### What you are asked to do:
Your task is to output the listing word for word, with pictures excluded.

### Dataset excerpt:
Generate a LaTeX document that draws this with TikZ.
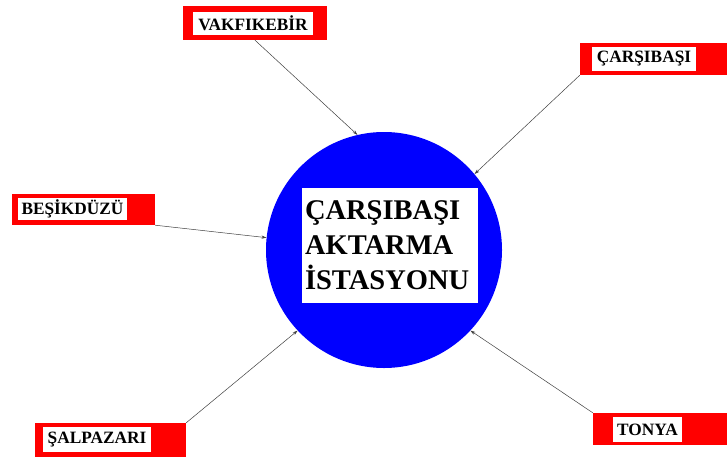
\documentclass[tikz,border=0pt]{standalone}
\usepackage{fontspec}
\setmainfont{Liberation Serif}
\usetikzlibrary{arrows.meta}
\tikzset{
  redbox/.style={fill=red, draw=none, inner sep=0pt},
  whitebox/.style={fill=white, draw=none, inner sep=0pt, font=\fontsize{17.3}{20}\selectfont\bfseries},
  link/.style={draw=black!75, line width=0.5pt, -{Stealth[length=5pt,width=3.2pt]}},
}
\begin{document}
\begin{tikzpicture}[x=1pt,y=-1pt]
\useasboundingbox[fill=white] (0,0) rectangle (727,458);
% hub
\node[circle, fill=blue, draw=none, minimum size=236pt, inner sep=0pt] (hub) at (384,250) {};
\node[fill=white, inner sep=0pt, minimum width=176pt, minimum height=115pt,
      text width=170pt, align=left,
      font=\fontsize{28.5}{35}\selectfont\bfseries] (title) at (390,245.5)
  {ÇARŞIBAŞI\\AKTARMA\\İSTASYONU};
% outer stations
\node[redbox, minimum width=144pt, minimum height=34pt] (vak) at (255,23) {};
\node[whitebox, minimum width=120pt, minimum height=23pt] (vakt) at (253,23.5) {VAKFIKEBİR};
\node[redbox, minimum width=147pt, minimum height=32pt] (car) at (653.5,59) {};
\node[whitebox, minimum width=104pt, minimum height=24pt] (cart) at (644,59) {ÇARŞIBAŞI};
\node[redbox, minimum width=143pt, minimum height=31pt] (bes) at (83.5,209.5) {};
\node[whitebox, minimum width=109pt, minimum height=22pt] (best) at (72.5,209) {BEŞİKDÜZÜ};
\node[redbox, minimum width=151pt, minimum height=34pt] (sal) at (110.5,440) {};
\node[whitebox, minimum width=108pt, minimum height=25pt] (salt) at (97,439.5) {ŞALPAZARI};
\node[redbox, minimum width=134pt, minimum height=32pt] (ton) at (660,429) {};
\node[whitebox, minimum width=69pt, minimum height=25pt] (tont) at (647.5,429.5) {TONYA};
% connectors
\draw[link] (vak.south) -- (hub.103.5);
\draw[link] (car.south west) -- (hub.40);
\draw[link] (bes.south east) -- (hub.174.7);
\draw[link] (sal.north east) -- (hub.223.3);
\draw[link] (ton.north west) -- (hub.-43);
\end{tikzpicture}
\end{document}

### Solution to this exercise:
Generate a LaTeX document that draws this with TikZ.
\documentclass[tikz,border=0pt]{standalone}
\usepackage{fontspec}
\setmainfont{Liberation Serif}
\usetikzlibrary{arrows.meta}
\tikzset{
  redbox/.style={fill=red, draw=none, inner sep=0pt},
  whitebox/.style={fill=white, draw=none, inner sep=0pt, font=\fontsize{17.3}{20}\selectfont\bfseries},
  link/.style={draw=black!75, line width=0.5pt, -{Stealth[length=5pt,width=3.2pt]}},
}
\begin{document}
\begin{tikzpicture}[x=1pt,y=-1pt]
\useasboundingbox[fill=white] (0,0) rectangle (727,458);
% hub
\node[circle, fill=blue, draw=none, minimum size=236pt, inner sep=0pt] (hub) at (384,250) {};
\node[fill=white, inner sep=0pt, minimum width=176pt, minimum height=115pt,
      text width=170pt, align=left,
      font=\fontsize{28.5}{35}\selectfont\bfseries] (title) at (390,245.5)
  {ÇARŞIBAŞI\\AKTARMA\\İSTASYONU};
% outer stations
\node[redbox, minimum width=144pt, minimum height=34pt] (vak) at (255,23) {};
\node[whitebox, minimum width=120pt, minimum height=23pt] (vakt) at (253,23.5) {VAKFIKEBİR};
\node[redbox, minimum width=147pt, minimum height=32pt] (car) at (653.5,59) {};
\node[whitebox, minimum width=104pt, minimum height=24pt] (cart) at (644,59) {ÇARŞIBAŞI};
\node[redbox, minimum width=143pt, minimum height=31pt] (bes) at (83.5,209.5) {};
\node[whitebox, minimum width=109pt, minimum height=22pt] (best) at (72.5,209) {BEŞİKDÜZÜ};
\node[redbox, minimum width=151pt, minimum height=34pt] (sal) at (110.5,440) {};
\node[whitebox, minimum width=108pt, minimum height=25pt] (salt) at (97,439.5) {ŞALPAZARI};
\node[redbox, minimum width=134pt, minimum height=32pt] (ton) at (660,429) {};
\node[whitebox, minimum width=69pt, minimum height=25pt] (tont) at (647.5,429.5) {TONYA};
% connectors
\draw[link] (vak.south) -- (hub.103.5);
\draw[link] (car.south west) -- (hub.40);
\draw[link] (bes.south east) -- (hub.174.7);
\draw[link] (sal.north east) -- (hub.223.3);
\draw[link] (ton.north west) -- (hub.-43);
\end{tikzpicture}
\end{document}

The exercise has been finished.